• Work to complete
Retype the whole listing verbatim and keep the pictures out of it.

• Available data
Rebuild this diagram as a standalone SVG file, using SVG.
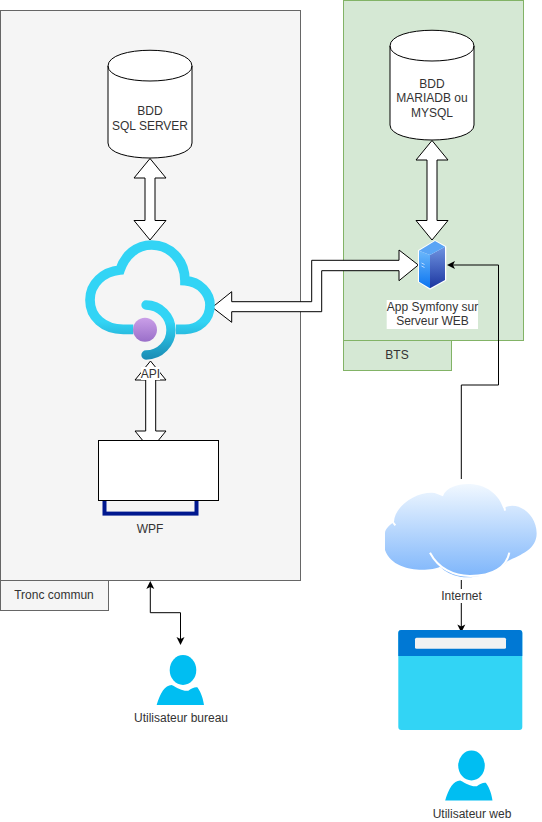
<svg xmlns="http://www.w3.org/2000/svg" width="542" height="822" viewBox="0 0 542 822">
<style>
text{font-family:"Liberation Sans",Arial,sans-serif;font-size:12px;fill:#333;text-anchor:middle}
.o{fill:#fff;stroke:#000}
.a{fill:#fff;stroke:#000;stroke-linejoin:miter}
.l{fill:none;stroke:#000}
.h{fill:#000}
.g{fill:#d5e8d4;stroke:#82b366}
.t{fill:#f5f5f5;stroke:#666}
.u{fill:#00bef2}
</style>
<defs>
<linearGradient id="c1" gradientUnits="userSpaceOnUse" x1="0" y1="30" x2="0" y2="390"><stop offset="0" stop-color="#32d4f5"/><stop offset=".68" stop-color="#32d4f5"/><stop offset="1" stop-color="#198ab3"/></linearGradient>
<linearGradient id="c2" x1="0" y1="0" x2="0" y2="1"><stop offset="0" stop-color="#ca9fe8"/><stop offset="1" stop-color="#9a6fc9"/></linearGradient>
<linearGradient id="c3" x1="0" y1="0" x2="0" y2="1"><stop offset="0" stop-color="#f1f8ff"/><stop offset="1" stop-color="#7db5fb"/></linearGradient>
<linearGradient id="c4" x1="0" y1="0" x2="0" y2="1"><stop offset="0" stop-color="#6f93e0"/><stop offset="1" stop-color="#1c36a0"/></linearGradient>
<linearGradient id="c5" x1="0" y1="0" x2="0" y2="1"><stop offset="0" stop-color="#6cb8fb"/><stop offset="1" stop-color="#0a74f0"/></linearGradient>
<g id="person"><ellipse class="u" cx="183" cy="670" rx="13.300" ry="15"/><path class="u" transform="translate(100 570) scale(.3333)" d="M170 405C180 370 195 345 215 345C235 355 250 365 265 362C275 355 285 350 292 352C305 370 310 390 312 405Z"/></g>
</defs>
<g id="tronc"><rect class="t" x="0.500" y="10.500" width="300" height="570"/><rect class="t" x="0.500" y="580.500" width="108" height="30"/><text x="54" y="599">Tronc commun</text></g>
<g id="bts"><rect class="g" x="343.500" y="0.500" width="180" height="340"/><rect class="g" x="343.500" y="340.500" width="108" height="30"/><text x="397" y="359">BTS</text></g>
<g id="connectors">
<path class="a" d="M150 158.500L166 178H155V220.500H166L150 240L134 220.500H145V178H134Z"/>
<path class="a" d="M432 140.500L448 160H437V220.500H448L432 240L416 220.500H427V160H416Z"/>
<path class="a" d="M150.500 361L166 380H155.700V431H166L150.500 450L135 431H145.700V380H135Z"/>
<path class="a" d="M418.300 265L399 250V260.300H311.700V301.700H231.700V291.700L212.300 307.300L231.700 322.300V311.700H321.700V270.700H399V280.700Z"/>
<path class="l" d="M461.300 479V385H498.500V265H453"/><path class="h" d="M447 265L455 261L453 265L455 269Z"/>
<path class="l" d="M461.300 580V628"/><path class="h" d="M461.300 632.500L457.300 624.500L461.300 626.500L465.300 624.500Z"/>
<path class="l" d="M150.300 587V612.700H180.500V639"/><path class="h" d="M150.300 581L154.300 589L150.300 587L146.300 589ZM180.500 645L176.500 637L180.500 639L184.500 637Z"/>
</g>
<g id="sql"><path class="o" d="M108 66C108 45 192 45 192 66V143C192 163 108 163 108 143Z"/><path class="l" d="M108 66C108 86 192 86 192 66"/><text x="150" y="115">BDD</text><text x="150" y="130">SQL SERVER</text></g>
<g id="maria"><path class="o" d="M390 46C390 25 474 25 474 46V125C474 145 390 145 390 125Z"/><path class="l" d="M390 46C390 66 474 66 474 46"/><text x="432" y="88">BDD</text><text x="432" y="102">MARIADB ou</text><text x="432" y="117">MYSQL</text></g>
<g id="api">
<g transform="translate(70 230) scale(.3333)">
<path d="M190 298H160C100 298 60 260 60 210C60 160 100 125 150 120C165 75 200 45 245 45C300 45 345 90 345 152C390 155 420 190 420 225C420 270 385 298 345 298H318" fill="none" stroke="url(#c1)" stroke-width="29"/>
<path d="M228 225C270 225 303 260 303 300C303 340 270 375 228 375" fill="none" stroke="url(#c1)" stroke-width="28" stroke-linecap="round"/>
</g>
<circle cx="145" cy="329.700" r="12" fill="url(#c2)"/>
<rect x="141" y="367" width="19" height="13" fill="#fff"/><text x="150.500" y="378">API</text>
</g>
<g id="wpf"><rect x="104.500" y="490" width="92" height="23.600" fill="none" stroke="#00188f" stroke-width="4"/><rect class="o" x="98.500" y="440.500" width="120" height="60"/><text x="150" y="533">WPF</text></g>
<g id="web">
<path d="M435 241L445.500 246.700V280L430 288.800L418.700 281.700V250.700Z" fill="#fff" stroke="#fff" stroke-width="1.500" stroke-linejoin="round"/>
<path d="M419 250.700L430 255V288.300L419 281.700Z" fill="url(#c5)"/>
<path d="M430 255L445 246.700V280L430 288.300Z" fill="url(#c4)"/>
<path d="M419 250.700L435 241L445 246.700L430 255Z" fill="#5aa5f5"/>
<path d="M421.500 263L424.500 264.500M421.500 266L424.500 267.500" stroke="#d5e8ff" stroke-width=".8" fill="none"/>
<rect x="386.700" y="300" width="91.300" height="29" fill="#fff"/><text x="432.500" y="311">App Symfony sur</text><text x="432.500" y="325">Serveur WEB</text></g>
<g id="cloud"><g transform="translate(370 470) scale(.3333)">
<path d="M45 190C45 175 60 165 72 155C75 100 160 50 220 75C240 30 370 20 400 115C440 90 500 130 500 190C500 240 450 255 410 275C400 290 340 330 270 320C245 315 225 305 210 290C180 305 70 310 45 240Z" fill="url(#c3)"/>
<path d="M180 248C205 295 250 318 300 318C370 318 410 290 418 248M66 153L76 166M220 76L188 63M400 92L405 122" fill="none" stroke="#fff" stroke-width="6"/>
</g>
<rect x="440" y="589" width="44" height="14" fill="#fff"/><text x="461.500" y="600">Internet</text></g>
<g id="window"><rect x="398.300" y="630" width="124" height="100" rx="3" fill="#32d4f5"/><path d="M398.300 656V633a3 3 0 0 1 3-3H519.300a3 3 0 0 1 3 3V656Z" fill="#0078d4"/><rect x="415" y="637.700" width="91" height="11" rx="1.500" fill="#f2f2f2"/></g>
<g id="user1"><use href="#person"/><text x="181" y="722">Utilisateur bureau</text></g>
<g id="user2"><use href="#person" x="288.500" y="95.500"/><text x="472" y="818">Utilisateur web</text></g>
</svg>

• Correct response
Rebuild this diagram as a standalone SVG file, using SVG.
<svg xmlns="http://www.w3.org/2000/svg" width="542" height="822" viewBox="0 0 542 822">
<style>
text{font-family:"Liberation Sans",Arial,sans-serif;font-size:12px;fill:#333;text-anchor:middle}
.o{fill:#fff;stroke:#000}
.a{fill:#fff;stroke:#000;stroke-linejoin:miter}
.l{fill:none;stroke:#000}
.h{fill:#000}
.g{fill:#d5e8d4;stroke:#82b366}
.t{fill:#f5f5f5;stroke:#666}
.u{fill:#00bef2}
</style>
<defs>
<linearGradient id="c1" gradientUnits="userSpaceOnUse" x1="0" y1="30" x2="0" y2="390"><stop offset="0" stop-color="#32d4f5"/><stop offset=".68" stop-color="#32d4f5"/><stop offset="1" stop-color="#198ab3"/></linearGradient>
<linearGradient id="c2" x1="0" y1="0" x2="0" y2="1"><stop offset="0" stop-color="#ca9fe8"/><stop offset="1" stop-color="#9a6fc9"/></linearGradient>
<linearGradient id="c3" x1="0" y1="0" x2="0" y2="1"><stop offset="0" stop-color="#f1f8ff"/><stop offset="1" stop-color="#7db5fb"/></linearGradient>
<linearGradient id="c4" x1="0" y1="0" x2="0" y2="1"><stop offset="0" stop-color="#6f93e0"/><stop offset="1" stop-color="#1c36a0"/></linearGradient>
<linearGradient id="c5" x1="0" y1="0" x2="0" y2="1"><stop offset="0" stop-color="#6cb8fb"/><stop offset="1" stop-color="#0a74f0"/></linearGradient>
<g id="person"><ellipse class="u" cx="183" cy="670" rx="13.300" ry="15"/><path class="u" transform="translate(100 570) scale(.3333)" d="M170 405C180 370 195 345 215 345C235 355 250 365 265 362C275 355 285 350 292 352C305 370 310 390 312 405Z"/></g>
</defs>
<g id="tronc"><rect class="t" x="0.500" y="10.500" width="300" height="570"/><rect class="t" x="0.500" y="580.500" width="108" height="30"/><text x="54" y="599">Tronc commun</text></g>
<g id="bts"><rect class="g" x="343.500" y="0.500" width="180" height="340"/><rect class="g" x="343.500" y="340.500" width="108" height="30"/><text x="397" y="359">BTS</text></g>
<g id="connectors">
<path class="a" d="M150 158.500L166 178H155V220.500H166L150 240L134 220.500H145V178H134Z"/>
<path class="a" d="M432 140.500L448 160H437V220.500H448L432 240L416 220.500H427V160H416Z"/>
<path class="a" d="M150.500 361L166 380H155.700V431H166L150.500 450L135 431H145.700V380H135Z"/>
<path class="a" d="M418.300 265L399 250V260.300H311.700V301.700H231.700V291.700L212.300 307.300L231.700 322.300V311.700H321.700V270.700H399V280.700Z"/>
<path class="l" d="M461.300 479V385H498.500V265H453"/><path class="h" d="M447 265L455 261L453 265L455 269Z"/>
<path class="l" d="M461.300 580V628"/><path class="h" d="M461.300 632.500L457.300 624.500L461.300 626.500L465.300 624.500Z"/>
<path class="l" d="M150.300 587V612.700H180.500V639"/><path class="h" d="M150.300 581L154.300 589L150.300 587L146.300 589ZM180.500 645L176.500 637L180.500 639L184.500 637Z"/>
</g>
<g id="sql"><path class="o" d="M108 66C108 45 192 45 192 66V143C192 163 108 163 108 143Z"/><path class="l" d="M108 66C108 86 192 86 192 66"/><text x="150" y="115">BDD</text><text x="150" y="130">SQL SERVER</text></g>
<g id="maria"><path class="o" d="M390 46C390 25 474 25 474 46V125C474 145 390 145 390 125Z"/><path class="l" d="M390 46C390 66 474 66 474 46"/><text x="432" y="88">BDD</text><text x="432" y="102">MARIADB ou</text><text x="432" y="117">MYSQL</text></g>
<g id="api">
<g transform="translate(70 230) scale(.3333)">
<path d="M190 298H160C100 298 60 260 60 210C60 160 100 125 150 120C165 75 200 45 245 45C300 45 345 90 345 152C390 155 420 190 420 225C420 270 385 298 345 298H318" fill="none" stroke="url(#c1)" stroke-width="29"/>
<path d="M228 225C270 225 303 260 303 300C303 340 270 375 228 375" fill="none" stroke="url(#c1)" stroke-width="28" stroke-linecap="round"/>
</g>
<circle cx="145" cy="329.700" r="12" fill="url(#c2)"/>
<rect x="141" y="367" width="19" height="13" fill="#fff"/><text x="150.500" y="378">API</text>
</g>
<g id="wpf"><rect x="104.500" y="490" width="92" height="23.600" fill="none" stroke="#00188f" stroke-width="4"/><rect class="o" x="98.500" y="440.500" width="120" height="60"/><text x="150" y="533">WPF</text></g>
<g id="web">
<path d="M435 241L445.500 246.700V280L430 288.800L418.700 281.700V250.700Z" fill="#fff" stroke="#fff" stroke-width="1.500" stroke-linejoin="round"/>
<path d="M419 250.700L430 255V288.300L419 281.700Z" fill="url(#c5)"/>
<path d="M430 255L445 246.700V280L430 288.300Z" fill="url(#c4)"/>
<path d="M419 250.700L435 241L445 246.700L430 255Z" fill="#5aa5f5"/>
<path d="M421.500 263L424.500 264.500M421.500 266L424.500 267.500" stroke="#d5e8ff" stroke-width=".8" fill="none"/>
<rect x="386.700" y="300" width="91.300" height="29" fill="#fff"/><text x="432.500" y="311">App Symfony sur</text><text x="432.500" y="325">Serveur WEB</text></g>
<g id="cloud"><g transform="translate(370 470) scale(.3333)">
<path d="M45 190C45 175 60 165 72 155C75 100 160 50 220 75C240 30 370 20 400 115C440 90 500 130 500 190C500 240 450 255 410 275C400 290 340 330 270 320C245 315 225 305 210 290C180 305 70 310 45 240Z" fill="url(#c3)"/>
<path d="M180 248C205 295 250 318 300 318C370 318 410 290 418 248M66 153L76 166M220 76L188 63M400 92L405 122" fill="none" stroke="#fff" stroke-width="6"/>
</g>
<rect x="440" y="589" width="44" height="14" fill="#fff"/><text x="461.500" y="600">Internet</text></g>
<g id="window"><rect x="398.300" y="630" width="124" height="100" rx="3" fill="#32d4f5"/><path d="M398.300 656V633a3 3 0 0 1 3-3H519.300a3 3 0 0 1 3 3V656Z" fill="#0078d4"/><rect x="415" y="637.700" width="91" height="11" rx="1.500" fill="#f2f2f2"/></g>
<g id="user1"><use href="#person"/><text x="181" y="722">Utilisateur bureau</text></g>
<g id="user2"><use href="#person" x="288.500" y="95.500"/><text x="472" y="818">Utilisateur web</text></g>
</svg>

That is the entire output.